ECONOMIC growth has not caused societies to become more secular, as has often been thought, a new study suggests.

The study, Religious Change Preceded Economic Change in the 20th Century, is published by the online journal Science Advances, by researchers from the Universities of Bristol and Tennessee.

It uses data from birth cohorts from the World Values Survey “to get a measure of the importance of religion spanning the entire 20th century (1900 to 2000)”, a press release from the University of Bristol says.

The study says that “across a diversity of countries around the world, changes in secularisation predicted changes in GDP worldwide during the 20th century. More broadly, this implies that changes in the everyday importance of religious practices preceded changes in economic development in the 20th century. While this does not yet isolate one path of causality, it determines that economic growth is not what caused secularisation in the past.”

The lead researcher, Damian Ruck, from the University of Bristol, said: “Our findings show that secularisation precedes economic development, and not the other way around. However, we suspect the relationship is not directly causal. We noticed that secularisation only leads to economic development when it is accompanied by a greater respect for individual rights.

“Very often, secularisation is, indeed, accompanied by a greater tolerance of homosexuality, abortion, divorce, etc. But that isn’t to say that religious countries can’t become prosperous. Religious institutions need to find their own way of modernising and respecting the rights of individuals.”

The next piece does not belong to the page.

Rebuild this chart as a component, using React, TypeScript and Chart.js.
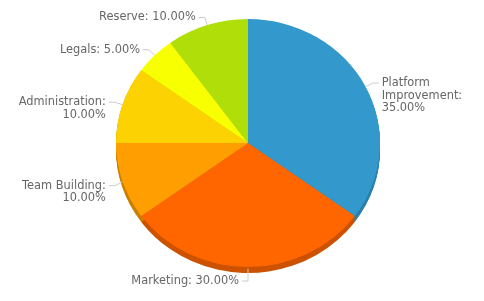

Another of the study’s authors, Professor Alex Bentley, from the Department of Anthropology at the University of Tennessee, said: “Over the course of the 20th century, changes in importance of religious practices appear to have predicted changes in GDP across the world.

“This doesn’t necessarily mean that secularisation caused economic development, since both changes could have been caused by some third factor with different time lags, but at least we can rule out economic growth as the cause of secularisation in the past.”